Abrégé de l'histoire universelle depuis Charlemagne jusques à
Charlequint
Introduction. |
Plusieurs esprits infatigables ayant débrouillé autant qu'on le
peut, le chaos de l'Antiquité, et quelques Génies éloquents ayant écrit
l'Histoire Universelle jusqu'à Charlemagne, j'ai regretté qu'ils n'aient pas
fourni une carrière plus longue. J'ai voulu pour m'instruire de ce qu'ils ne
disent pas, mettre sous mes yeux un précis de l'Histoire, laquelle nous
intéresse, à mesure qu'elle devient plus moderne.
Ma principale idée est de connaître autant que je pourrai, les mœurs des
Peuples, et d'étudier l'Esprit humain. Je regarderai l'ordre des Successions des
Rois et la Chronologie comme mes guides, mais non comme le but de mon travail.
Ce travail serait bien ingrat, si je me bornais à vouloir apprendre seulement en
quelle année un Prince indigne d'être connu, succéda à un Prince barbare.

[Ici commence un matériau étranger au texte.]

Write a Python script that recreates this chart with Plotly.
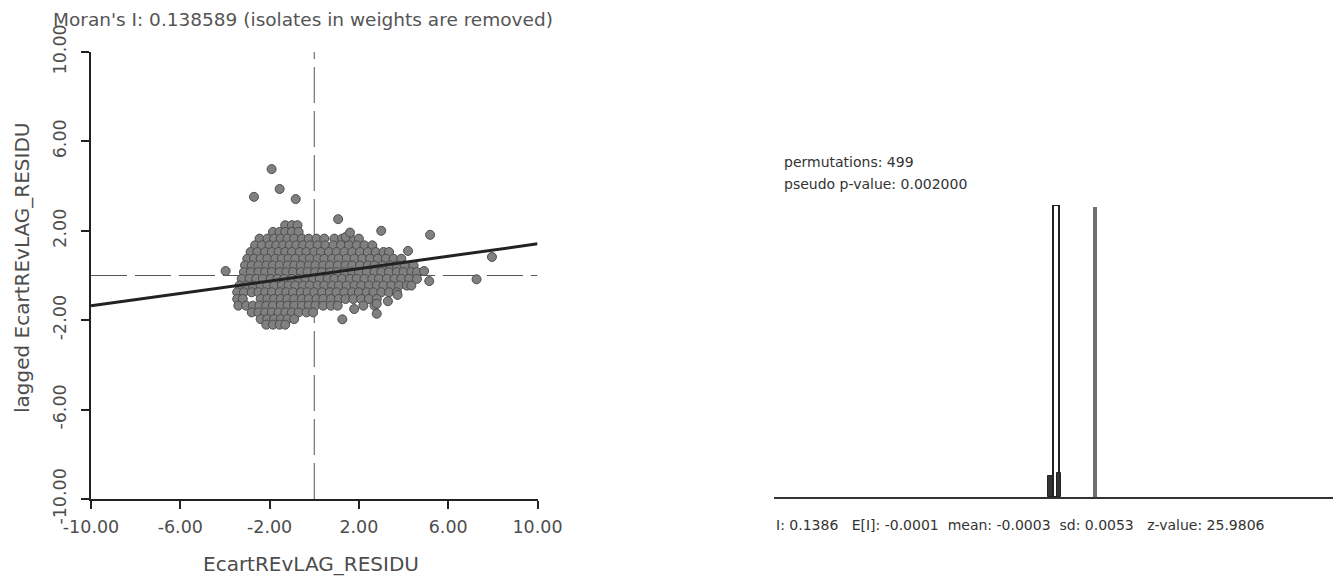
import plotly.graph_objects as go

# ---------------- data ----------------
moran_i = 0.138589
reg_intercept = 0.03
axis_ticks = [-10, -6, -2, 2, 6, 10]
axis_ticktext = ["-10.00", "-6.00", "-2.00", "2.00", "6.00", "10.00"]

# dense cloud of points read row by row (y level -> x values)
cloud_rows = {
    2.25: [-1.3, -1.0, -0.75],
    1.95: [-1.85, -1.55, -1.3, -1.0, -0.7],
    1.65: [-2.45, -2.1, -1.8, -1.5, -1.2, -0.9, -0.55, -0.25, 0.1, 0.45, 0.9, 1.25, 1.65, 2.0],
    1.35: [-2.65, -2.35, -2.0, -1.7, -1.4, -1.1, -0.8, -0.5, -0.2, 0.15, 0.5, 0.85, 1.2, 1.55, 1.9,
           2.25, 2.6],
    1.05: [-2.85, -2.55, -2.2, -1.9, -1.6, -1.3, -1.0, -0.65, -0.35, 0.0, 0.3, 0.65, 1.0, 1.35, 1.7,
           2.05, 2.4, 2.75, 3.1, 3.35],
    0.75: [-3.0, -2.7, -2.4, -2.1, -1.75, -1.45, -1.15, -0.85, -0.5, -0.2, 0.15, 0.45, 0.8, 1.1, 1.45,
           1.8, 2.15, 2.5, 2.85, 3.2, 3.55, 3.9],
    0.45: [-3.1, -2.8, -2.5, -2.15, -1.85, -1.55, -1.2, -0.9, -0.6, -0.25, 0.05, 0.4, 0.7, 1.05, 1.4,
           1.7, 2.05, 2.4, 2.7, 3.05, 3.4, 3.7, 4.05, 4.45],
    0.15: [-3.15, -2.85, -2.5, -2.2, -1.9, -1.55, -1.25, -0.95, -0.6, -0.3, 0.05, 0.35, 0.7, 1.0, 1.35,
           1.7, 2.0, 2.35, 2.7, 3.0, 3.35, 3.7, 4.0, 4.35, 4.6],
    -0.15: [-3.25, -2.9, -2.6, -2.3, -1.95, -1.65, -1.35, -1.0, -0.7, -0.4, -0.05, 0.25, 0.6, 0.9, 1.25,
            1.6, 1.9, 2.25, 2.6, 2.9, 3.25, 3.6, 3.9, 4.25, 4.6],
    -0.45: [-3.35, -3.05, -2.75, -2.4, -2.1, -1.8, -1.45, -1.15, -0.85, -0.5, -0.2, 0.15, 0.45, 0.8, 1.1,
            1.45, 1.8, 2.1, 2.45, 2.8, 3.1, 3.45, 3.8, 4.15, 4.35],
    -0.75: [-3.45, -3.15, -2.8, -2.5, -2.2, -1.9, -1.55, -1.25, -0.95, -0.6, -0.3, 0.0, 0.35, 0.7, 1.0,
            1.35, 1.7, 2.0, 2.35, 2.65, 3.0, 3.35, 3.7],
    -1.05: [-3.45, -3.2, -2.4, -2.1, -1.8, -1.5, -1.2, -0.9, -0.55, -0.25, 0.1, 0.4, 0.75, 1.1, 1.4,
            1.75, 2.1, 2.45, 2.8],
    -1.35: [-3.4, -3.05, -2.75, -2.45, -2.15, -1.85, -1.5, -1.2, -0.9, -0.55, -0.25, 0.05, 0.4, 0.75,
            1.05, 2.2, 2.7],
    -1.65: [-2.8, -2.5, -2.2, -1.9, -1.6, -1.3, -1.0, -0.7, -0.35, -0.05],
    -1.95: [-2.4, -2.1, -1.8, -1.5, -1.2, -0.9],
    -2.2: [-2.15, -1.85, -1.55, -1.3],
}

outlier_x = [-1.91, -1.55, -2.70, -0.83, 1.07, 1.41, 1.60, 3.0, 5.19, 4.20, 7.96, 7.27, 5.15, 4.92,
             -3.97, 1.79, 1.26, 2.80, 2.80, 3.73, 3.30]
outlier_y = [4.76, 3.87, 3.52, 3.42, 2.52, 1.72, 1.92, 2.0, 1.82, 1.10, 0.83, -0.17, -0.25, 0.20,
             0.20, -1.50, -1.96, -1.26, -1.71, -0.87, -1.15]

# permutation histogram
perm_bin_centers = [0.0007, -0.019, 0.010]
perm_bin_counts = [433, 31, 35]
perm_bin_widths = [0.020, 0.018, 0.015]
ref_bar_height = 430

title_text = "Moran's I: 0.138589 (isolates in weights are removed)"
x_title = "EcartREvLAG_RESIDU"
y_title = "lagged EcartREvLAG_RESIDU"
perm_text = "permutations: 499"
pval_text = "pseudo p-value: 0.002000"
NB = "\u00a0"
stats_text = ("I: 0.1386" + NB * 3 + "E[I]: -0.0001" + NB * 2 + "mean: -0.0003" + NB * 2 +
              "sd: 0.0053" + NB * 3 + "z-value: 25.9806")

# ---------------- figure ----------------
OFF = 8  # page body margin in the browser
W, H = 1341 - OFF, 579 - OFF
FONT = "DejaVu Sans"
TXT = "#4d4d4d"


def px_x(p):
    return (p - OFF) / W


def px_y(p):
    return 1 - (p - OFF) / H


cloud_x, cloud_y = [], []
for yv, xs in cloud_rows.items():
    for xv in xs:
        cloud_x.append(xv)
        cloud_y.append(yv)

fig = go.Figure()

# dashed reference lines at 0
fig.add_trace(go.Scatter(x=[-10, 10], y=[0, 0], mode="lines",
                         line=dict(color="#555555", width=1, dash="36px,8px"),
                         hoverinfo="skip", showlegend=False))
fig.add_trace(go.Scatter(x=[0, 0], y=[-10, 10], mode="lines",
                         line=dict(color="#555555", width=1, dash="36px,8px"),
                         hoverinfo="skip", showlegend=False))

marker_style = dict(size=9, color="#808080", line=dict(color="#4d4d4d", width=1))
fig.add_trace(go.Scatter(x=cloud_x, y=cloud_y, mode="markers", marker=marker_style,
                         showlegend=False))
fig.add_trace(go.Scatter(x=outlier_x, y=outlier_y, mode="markers", marker=marker_style,
                         showlegend=False))

# regression line
reg_x = [-10, 10]
reg_y = [reg_intercept + moran_i * v for v in reg_x]
fig.add_trace(go.Scatter(x=reg_x, y=reg_y, mode="lines", line=dict(color="#222222", width=3),
                         showlegend=False))

# histogram: tall bar, small bars, Moran's I reference
fig.add_trace(go.Bar(x=perm_bin_centers[:1], y=perm_bin_counts[:1], width=perm_bin_widths[:1],
                     marker=dict(color="#ffffff", line=dict(color="#222222", width=2)),
                     xaxis="x2", yaxis="y2", showlegend=False))
fig.add_trace(go.Bar(x=perm_bin_centers[1:], y=perm_bin_counts[1:], width=perm_bin_widths[1:],
                     marker=dict(color="#333333", line=dict(color="#222222", width=1)),
                     xaxis="x2", yaxis="y2", showlegend=False))
fig.add_trace(go.Bar(x=[moran_i], y=[ref_bar_height], width=[0.016],
                     marker=dict(color="#707070", line=dict(width=0)),
                     xaxis="x2", yaxis="y2", showlegend=False))

axis_common = dict(showgrid=False, zeroline=False, showline=True, linecolor="#222222",
                   linewidth=2, ticks="outside", ticklen=8, tickwidth=2, tickcolor="#222222",
                   tickvals=axis_ticks, ticktext=axis_ticktext, range=[-10, 10],
                   automargin=False,
                   tickfont=dict(family=FONT, size=17.5, color=TXT))

fig.update_layout(
    template="none",
    width=W, height=H, autosize=False,
    margin=dict(l=0, r=0, t=0, b=0, pad=0),
    paper_bgcolor="white", plot_bgcolor="white",
    barmode="overlay", bargap=0,
    xaxis=dict(domain=[px_x(91), px_x(537.5)], anchor="y", ticklabelstandoff=3, **axis_common),
    yaxis=dict(domain=[px_y(499), px_y(52)], anchor="x", tickangle=-90, ticklabelstandoff=8,
               **axis_common),
    xaxis2=dict(domain=[px_x(774), min(1.0, px_x(1334))], anchor="y2", range=[-1.007, 0.993],
                showgrid=False, zeroline=False, showline=True, linecolor="#333333", linewidth=1.5,
                ticks="", showticklabels=False, automargin=False),
    yaxis2=dict(domain=[px_y(497), px_y(205)], anchor="x2", range=[0, 433],
                showgrid=False, zeroline=False, showline=False, ticks="", showticklabels=False,
                automargin=False),
    showlegend=False,
)

ann = [
    dict(text=title_text, x=px_x(51), y=px_y(20), xanchor="left", yanchor="middle",
         font=dict(family=FONT, size=18.5, color="#555555")),
    dict(text=x_title, x=px_x(311), y=px_y(564), xanchor="center", yanchor="middle",
         font=dict(family=FONT, size=20, color=TXT)),
    dict(text=y_title, x=px_x(22), y=px_y(268), xanchor="center", yanchor="middle", textangle=-90,
         font=dict(family=FONT, size=20, color=TXT)),
    dict(text=perm_text, x=px_x(782), y=px_y(162), xanchor="left", yanchor="middle",
         font=dict(family=FONT, size=14, color="#333333")),
    dict(text=pval_text, x=px_x(782), y=px_y(184), xanchor="left", yanchor="middle",
         font=dict(family=FONT, size=14, color="#333333")),
    dict(text=stats_text, x=px_x(774), y=px_y(525), xanchor="left", yanchor="middle",
         font=dict(family=FONT, size=14, color="#333333")),
]
for a in ann:
    a.update(xref="paper", yref="paper", showarrow=False)
fig.update_layout(annotations=ann)

fig.write_html("out.html")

Il semble en lisant les Histoires, que la Terre n'ait été faite que pour
quelques Souverains, et pour ceux qui ont servi leurs passions; tout le reste
est négligé. Les Historiens, semblables en cela aux Rois, sacrifient le
Genre-Humain à un seul homme. N'y a-t-il donc eu sur la Terre que des Princes;
et faut-il que presque tous les Inventeurs des Arts soient inconnus, tandis
qu'on a des suites chronologiques de tant d'hommes qui n'ont fait aucun bien ou
qui ont fait beaucoup de mal? Autant il faut connaître les grandes actions des
Souverains qui ont changé la face de la Terre, et surtout de ceux qui ont rendu
leurs Peuples meilleurs et plus heureux; autant on doit ignorer le vulgaire des
Rois, qui ne servirait qu'à charger la mémoire.
Je me propose de diviser mon étude par Siècles; mais je sens qu'en ne présentant
à mon esprit que ce qui se fait précisément dans le Siècle que j'aurai sous les
yeux, je serai obligé de trop partager mon attention et de séparer en trop de
parties les idées suivies que je veux me faire, d'abandonner la recherche d'une
Nation, ou d'un Art, ou d'une Révolution, que pour ne la reprendre que longtemps
après. Je remonterai donc quelquefois à la source éloignée d'un Art, d'une
Coutume importante, d'une Loi, d'une Révolution. J'anticiperai quelquefois, mais
le moins que je pourrai, et en évitant, autant que ma faiblesse me le permettra,
la confusion et la dispersion des idées. Je tâcherai de présenter à mon esprit
une peinture fidèle de ce qui mérite d'être connu dans l'Univers.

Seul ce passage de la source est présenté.